Within the American church, there has been a strong impulse to edit out the first half of verse 15 and eliminate the psalmist’s praise of “wine that makes glad the heart of man.” Vegetation – yes! Oil – yes! Bread – yes! But wine? We’re not so sure. Grape juice yes; but wine?

Our reticence often stems from the frequent abuse of alcohol – and make no mistake that the abuse of alcohol, drunkenness, is a sin. Paul commands us, “Do not be drunk with wine, but be filled with the Spirit.” But the same Scriptures that identify drunkenness as a sin also identify wine itself as a gift from God – a gift to gladden the heart of man.

Jesus testified to the blessing of wine at the wedding of Cana when he turned the water into wine and brought joy to the bridegroom and the bride. And it is wine that Jesus drank with his disciples on the night he was betrayed – and so it is wine that we will use when we are at liberty to do so in our own building.

So why is it that we often create these extra strictures and forbid things that God permits in His Word? One reason is our persistent temptation to identify the cause of our sinfulness in something outside of us. If alcohol is the problem, then my heart is not the problem, my desires are not the problem, my love for someone and something more than God Himself is not the problem.

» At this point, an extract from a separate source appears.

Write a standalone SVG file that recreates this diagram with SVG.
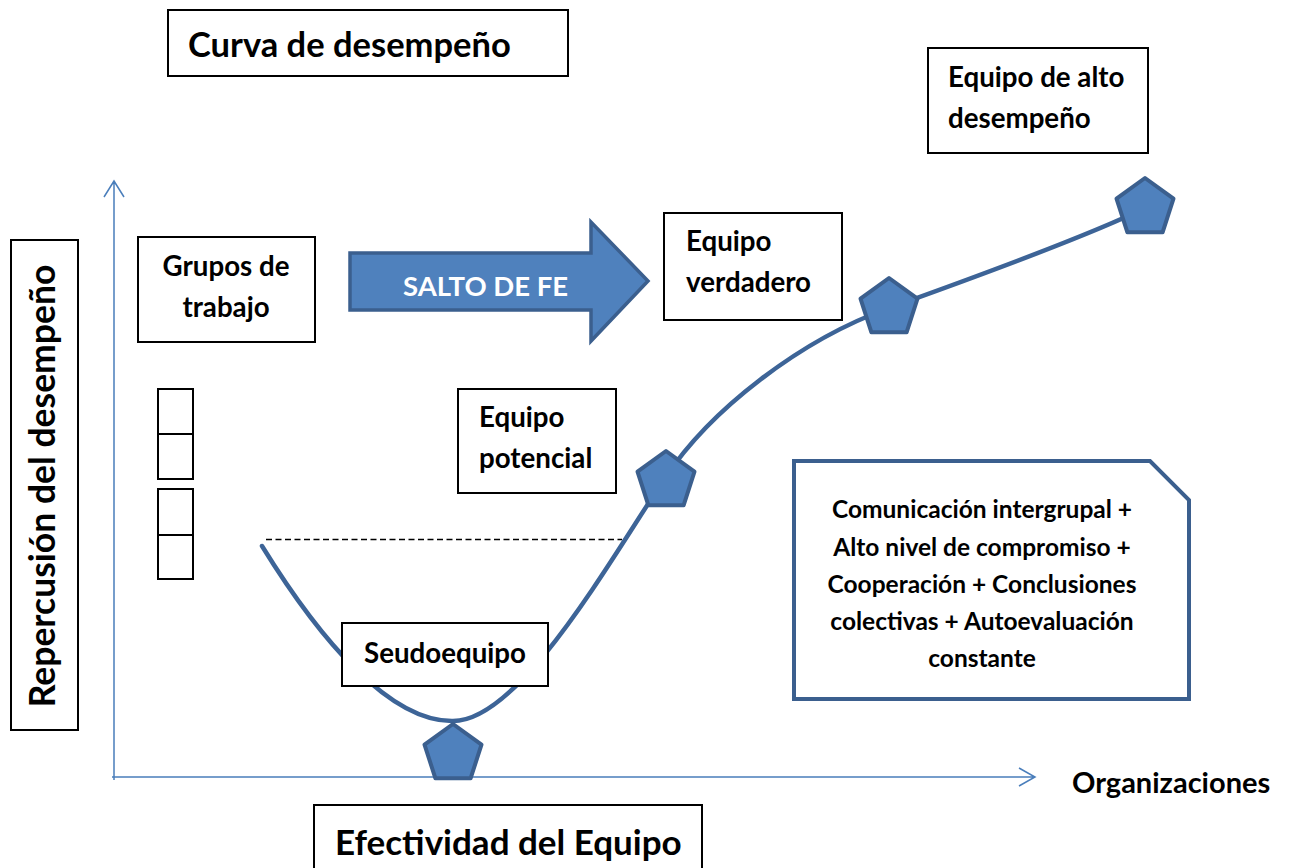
<svg xmlns="http://www.w3.org/2000/svg" width="1291" height="868" viewBox="0 0 1291 868">
<style>
.box{fill:#fff;stroke:#000;stroke-width:2}
.t{font-family:Lato,"Open Sans","Liberation Sans",sans-serif;font-weight:bold;fill:#000}
.big{font-size:34.5px}
.body{font-size:27.7px}
.note{font-size:24.5px}
.axis{stroke:#4A7EBB;stroke-width:1.5;fill:none}
.pent{fill:#4F81BD;stroke:#3B5F8E;stroke-width:4;stroke-linejoin:round}
.curve{fill:none;stroke:#3D6497;stroke-width:4.5;stroke-linecap:round}
</style>
<defs>
<polygon id="pg" points="0,-30 28.5,-9.3 17.6,24.3 -17.6,24.3 -28.5,-9.3"/>
</defs>
<rect width="1291" height="868" fill="#fff"/>

<g id="connectors">
<path class="axis" d="M114,780 V181 M104,197 L114,181 L124,197"/>
<path class="axis" d="M112,777 H1034 M1019,768 L1035,777 L1019,786"/>
<line x1="266" y1="539.5" x2="622" y2="539.5" stroke="#000" stroke-width="1.5" stroke-dasharray="6,3.5"/>
<path class="curve" d="M262,546 C320,640 390,722 453,721 C520,721 610,560 665,478 C710,410 800,340 889,308 C929,293.6 1080,240 1145,208"/>
</g>

<g id="title">
<rect class="box" x="168" y="10" width="400" height="66"/>
<text class="t big" x="188" y="57">Curva de desempeño</text>
</g>

<g id="alto">
<rect class="box" x="928" y="48" width="220" height="105"/>
<text class="t body" x="948" y="87">Equipo de alto</text>
<text class="t body" x="948" y="128">desempeño</text>
</g>

<g id="yaxis-label">
<rect class="box" x="11" y="240" width="67" height="490"/>
<text class="t" font-size="35.5" text-anchor="middle" transform="translate(55,486) rotate(-90)">Repercusión del desempeño</text>
</g>

<g id="grupos">
<rect class="box" x="138" y="237" width="177" height="105"/>
<text class="t body" x="226" y="276" text-anchor="middle">Grupos de</text>
<text class="t body" x="226" y="317" text-anchor="middle">trabajo</text>
</g>

<g id="small-boxes">
<rect class="box" x="158" y="389" width="35" height="45"/>
<rect class="box" x="158" y="434" width="35" height="45"/>
<rect class="box" x="158" y="489" width="35" height="46"/>
<rect class="box" x="158" y="535" width="35" height="44"/>
</g>

<g id="salto">
<polygon points="350,253 591,253 591,222 648,281 591,341 591,310 350,310" fill="#4F81BD" stroke="#3B5F8E" stroke-width="3.5" stroke-linejoin="miter"/>
<text class="t" x="403" y="296" font-size="27.5" style="fill:#fff">SALTO DE FE</text>
</g>

<g id="verdadero">
<rect class="box" x="664" y="213" width="178" height="107"/>
<text class="t body" x="686" y="251">Equipo</text>
<text class="t body" x="686" y="292">verdadero</text>
</g>

<g id="potencial">
<rect class="box" x="458" y="389" width="158" height="104"/>
<text class="t body" x="479" y="427">Equipo</text>
<text class="t body" x="479" y="468">potencial</text>
</g>

<g id="seudoequipo">
<rect class="box" x="342" y="623" width="206" height="63"/>
<text class="t body" x="445" y="663" text-anchor="middle">Seudoequipo</text>
</g>

<g id="pentagons">
<use href="#pg" class="pent" x="453" y="754"/>
<use href="#pg" class="pent" x="666" y="481"/>
<use href="#pg" class="pent" x="889" y="308"/>
<use href="#pg" class="pent" x="1145" y="208"/>
</g>

<g id="note">
<path d="M794,461 H1150 L1189,500 V699 H794 Z" fill="#fff" stroke="#3B5F8E" stroke-width="4"/>
<text class="t note" text-anchor="middle" x="982" y="518">Comunicación intergrupal +</text>
<text class="t note" text-anchor="middle" x="982" y="556">Alto nivel de compromiso +</text>
<text class="t note" text-anchor="middle" x="982" y="593">Cooperación + Conclusiones</text>
<text class="t note" text-anchor="middle" x="982" y="630">colectivas + Autoevaluación</text>
<text class="t note" text-anchor="middle" x="982" y="667">constante</text>
</g>

<g id="organizaciones">
<text class="t" font-size="29" x="1072" y="793">Organizaciones</text>
</g>

<g id="efectividad">
<rect class="box" x="314" y="805" width="388" height="70"/>
<text class="t" font-size="35" x="335" y="855">Efectividad del Equipo</text>
</g>
</svg>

But the Word of God does not let us off so easily. My problem, your problem, is not outside of me or outside of you – our problem is in our hearts. Out of the heart proceeds drunkenness, our abuse of the good gift of wine that God has given. So why does God give us wine in the Supper? He gives us wine to remind us that Jesus died to rescue us from our sinful inclinations and to enable us to use his gifts aright. So reminded of our propensity to twist God’s good gifts and use them for evil, let us kneel and confess our sin to the Lord.